When Did Saber Tooth Tigers Go Extinct?

The animal commonly known as the saber-tooth tiger is one of the most recognizable figures from the prehistoric world. These enormous predators, with their distinctive, elongated canines, dominated the American landscape for millions of years, becoming an iconic symbol of the last Ice Age. Their reign came to a swift end, leaving behind a scientific mystery and marking a significant turning point in the ecological history of the Americas.

Defining the Smilodon

The legendary “saber-tooth tiger” was not a tiger, but an extinct genus of cat known as Smilodon. It belonged to the extinct subfamily Machairodontinae, which split from the lineage that produced modern cats millions of years ago. The genus name, meaning “scalpel tooth,” refers to its most distinctive feature: a pair of massive upper canine teeth that could reach up to 28 centimeters in the largest species, Smilodon populator.

The physique of Smilodon was far more robust than any modern big cat, suggesting a powerful, bulky animal built for strength over speed. It possessed strong forelimbs and a short tail, characteristics that would have hindered a long chase but were perfectly suited for an ambush hunting style. This predator likely used its powerful body to wrestle large, slow-moving prey, such as giant ground sloths and juvenile mammoths, to the ground. Once immobilized, the cat would deliver a precise, deep stabbing bite using its bladed canines to dispatch the animal quickly.

The three recognized species of this cat—Smilodon gracilis, Smilodon fatalis, and Smilodon populator—ranged across both North and South America. S. fatalis, the species most famously documented in North America, weighed between 160 and 280 kilograms, making it heavier than a modern lion. Its existence spanned millions of years, successfully adapting to various ecosystems from grasslands to forests across the two continents.

The Pleistocene Extinction Timeline

The final chapter for the Smilodon closed approximately 10,000 to 12,000 years ago, marking the boundary between the Pleistocene and the current Holocene epochs. Evidence for this timing is preserved in the fossil record, most notably at sites like the Rancho La Brea Tar Pits in Los Angeles, California. This timeframe directly answers when the cat vanished from the planet.

The La Brea site has yielded tens of thousands of Smilodon fossils. Scientists use radiocarbon dating, which measures the decay of carbon-14 isotopes, to determine the age of these remains. The latest dated fossils consistently cluster around 11,000 years before the present, indicating that the population collapsed shortly thereafter.

The disappearance was not an isolated incident but part of a much larger global phenomenon known as the Late Pleistocene megafaunal extinction event. Over a relatively short period, roughly 70% of all large mammal species in North America, including the woolly mammoth, mastodon, and giant bison, disappeared. The abrupt end to the Smilodon fossil record is tied directly to this massive die-off, confirming that its fate was interwoven with that of the other Ice Age megafauna.
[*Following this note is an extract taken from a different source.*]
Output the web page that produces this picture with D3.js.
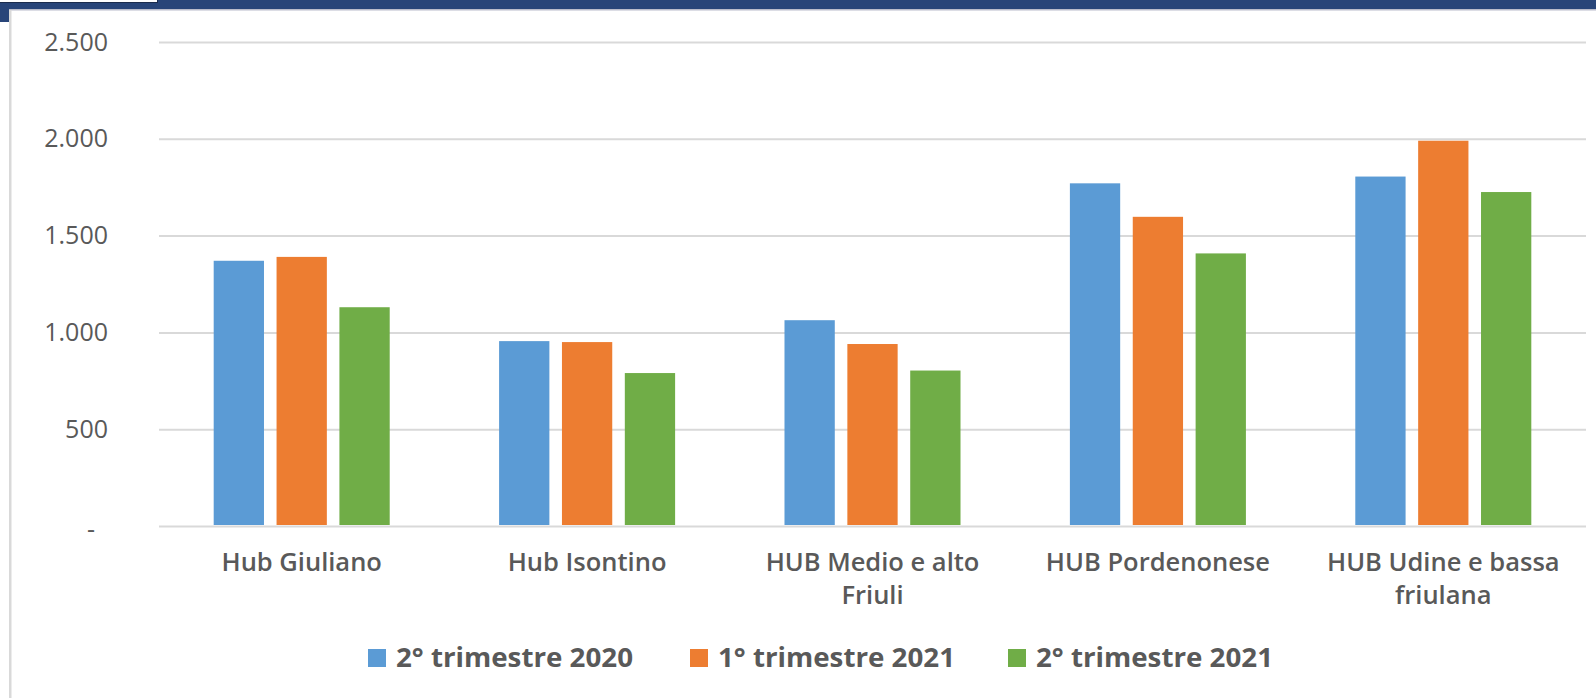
<!DOCTYPE html>
<html>
<head>
<meta charset="utf-8">
<script src="https://cdn.jsdelivr.net/npm/d3@7"></script>
<style>
  html, body { margin: 0; padding: 0; background: #ffffff; }
  svg { display: block; }
  text { font-family: "Open Sans", "Noto Sans", sans-serif; fill: #595959; }
</style>
</head>
<body>
<svg id="chart" width="1596" height="698"></svg>
<script>
// ---- data ----
const categories = ["Hub Giuliano", "Hub Isontino", "HUB Medio e alto Friuli", "HUB Pordenonese", "HUB Udine e bassa friulana"];
const seriesNames = ["2° trimestre 2020", "1° trimestre 2021", "2° trimestre 2021"];
const q2_2020 = [1370, 955, 1063, 1770, 1805];
const q1_2021 = [1390, 950, 940, 1597, 1990];
const q2_2021 = [1130, 790, 803, 1408, 1725];
const seriesColors = ["#5B9BD5", "#ED7D31", "#70AD47"];
const yTicks = [0, 500, 1000, 1500, 2000, 2500];

const seriesValues = [q2_2020, q1_2021, q2_2021];

const svg = d3.select("#chart");
const W = 1596, H = 698;

// ---- frame decoration ----
svg.append("rect").attr("x", 0).attr("y", 0).attr("width", W).attr("height", H).attr("fill", "#ffffff");
svg.append("rect").attr("x", 0).attr("y", 0).attr("width", W).attr("height", 9).attr("fill", "#284579");
svg.append("rect").attr("x", 0).attr("y", 9).attr("width", 9).attr("height", 13).attr("fill", "#284579");
svg.append("rect").attr("x", 0).attr("y", 0).attr("width", 157).attr("height", 2).attr("fill", "#ffffff");
svg.append("line").attr("x1", 0).attr("x2", 157).attr("y1", 2.5).attr("y2", 2.5).attr("stroke", "#1b2c4e").attr("stroke-width", 1);
svg.append("line").attr("x1", 157.5).attr("x2", 157.5).attr("y1", 0).attr("y2", 3).attr("stroke", "#1b2c4e").attr("stroke-width", 1);
svg.append("rect").attr("x", 9).attr("y", 9).attr("width", W - 9).attr("height", 1.5).attr("fill", "#b9bccb");
svg.append("rect").attr("x", 9).attr("y", 10).attr("width", 2.5).attr("height", H - 10).attr("fill", "#d9d9d9");

// ---- scales ----
const plotLeft = 159, plotRight = 1586, plotTop = 42, plotBottom = 526;
const x0 = d3.scaleBand().domain(categories).range([plotLeft, plotRight]).paddingInner(0).paddingOuter(0);
const x1 = d3.scaleBand().domain(seriesNames).range([0, x0.bandwidth()]).paddingInner(0.2).paddingOuter(0.87);
const y = d3.scaleLinear().domain([0, 2500]).range([plotBottom, plotTop]);

// ---- gridlines ----
const grid = svg.append("g").attr("transform", `translate(${plotLeft},0)`)
  .call(d3.axisLeft(y).tickValues(yTicks).tickSize(-(plotRight - plotLeft)).tickFormat(""));
grid.select(".domain").remove();
grid.selectAll(".tick line").attr("stroke", "#d9d9d9").attr("stroke-width", 2);

// ---- y axis labels ----
const fmt = v => v === 0 ? "-" : d3.format(",")(v).replace(/,/g, ".");
const yAxis = svg.append("g").attr("transform", `translate(${plotLeft},0)`)
  .call(d3.axisLeft(y).tickValues(yTicks).tickSize(0).tickPadding(51).tickFormat(fmt));
yAxis.select(".domain").remove();
yAxis.selectAll(".tick text")
  .style("font-size", "25px")
  .style("font-family", "'Open Sans', sans-serif")
  .attr("fill", "#595959")
  .filter(d => d === 0).attr("dx", -13).attr("dy", "0.45em");

// ---- bars ----
const groups = svg.append("g").selectAll("g")
  .data(categories)
  .join("g")
  .attr("transform", d => `translate(${x0(d)},0)`);

groups.selectAll("rect")
  .data((c, i) => seriesNames.map((s, j) => ({ s, j, v: seriesValues[j][i] })))
  .join("rect")
  .attr("x", d => x1(d.s))
  .attr("width", x1.bandwidth())
  .attr("y", d => y(d.v))
  .attr("height", d => y(0) - y(d.v) - 1)
  .attr("fill", d => seriesColors[d.j]);

// ---- category labels (wrapped) ----
const xAxis = svg.append("g").attr("transform", `translate(0,${plotBottom})`)
  .call(d3.axisBottom(x0).tickSize(0).tickPadding(0));
xAxis.select(".domain").remove();
xAxis.selectAll(".tick text").each(function(d) {
  const t = d3.select(this);
  t.text(null).attr("y", 0).attr("dy", null)
    .style("font-size", "25.5px").style("font-weight", "600")
    .style("font-family", "'Open Sans', sans-serif").attr("fill", "#595959");
  const words = d.split(" ");
  let lines = [], cur = [];
  const probe = t.append("tspan");
  for (const w of words) {
    const test = cur.concat([w]).join(" ");
    probe.text(test);
    if (probe.node().getComputedTextLength() > 268 && cur.length) {
      lines.push(cur.join(" "));
      cur = [w];
    } else cur.push(w);
  }
  lines.push(cur.join(" "));
  probe.remove();
  lines.forEach((ln, k) => {
    t.append("tspan").attr("x", 0).attr("y", 45 + k * 32.5).text(ln);
  });
});

// ---- legend ----
const legend = svg.append("g");
const legendX = [368, 690, 1008];
seriesNames.forEach((s, j) => {
  const g = legend.append("g").attr("transform", `translate(${legendX[j]},0)`);
  g.append("rect").attr("x", 0).attr("y", 649).attr("width", 18).attr("height", 18).attr("fill", seriesColors[j]);
  g.append("text").attr("x", 28).attr("y", 667)
    .style("font-size", "26px").style("font-weight", "700")
    .style("font-family", "'Open Sans', sans-serif")
    .attr("fill", "#595959")
    .attr("textLength", 237).attr("lengthAdjust", "spacingAndGlyphs")
    .text(s);
});
</script>
</body>
</html>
Primary Theories for Disappearance

The exact reason for the abrupt extinction of Smilodon remains an area of scientific debate, with three main hypotheses dominating the discussion. The first theory centers on the shifts in global climate that occurred at the end of the Pleistocene. As the last Ice Age concluded, temperatures rose, leading to the rapid transformation of habitats across the Americas.

The melting glaciers and environmental changes altered the vegetation, favoring the expansion of arid grasslands over wooded areas. This shift negatively impacted the large herbivores that preferred browsing on trees and shrubs, accelerating the second theory: prey loss. Smilodon was a highly specialized predator that relied on securing large, slow-moving prey; its massive canines and robust build were not well-suited for hunting smaller, faster animals that survived the environmental changes.

The collapse of massive herbivore populations, such as the giant ground sloth and the Columbian mammoth, decimated the Smilodon’s food source, leading to starvation and population decline. A third hypothesis, the overkill model, suggests that the arrival of skilled human hunters—Paleo-Indians—played a significant role. As humans spread across the continents, they began to hunt the same large herbivores that Smilodon depended on, increasing competition and further pressuring the dwindling prey base. While no single factor is universally accepted, most researchers propose that the extinction resulted from a convergence where climate change stressed the ecosystem, prey loss starved the specialized predator, and human activity provided pressure.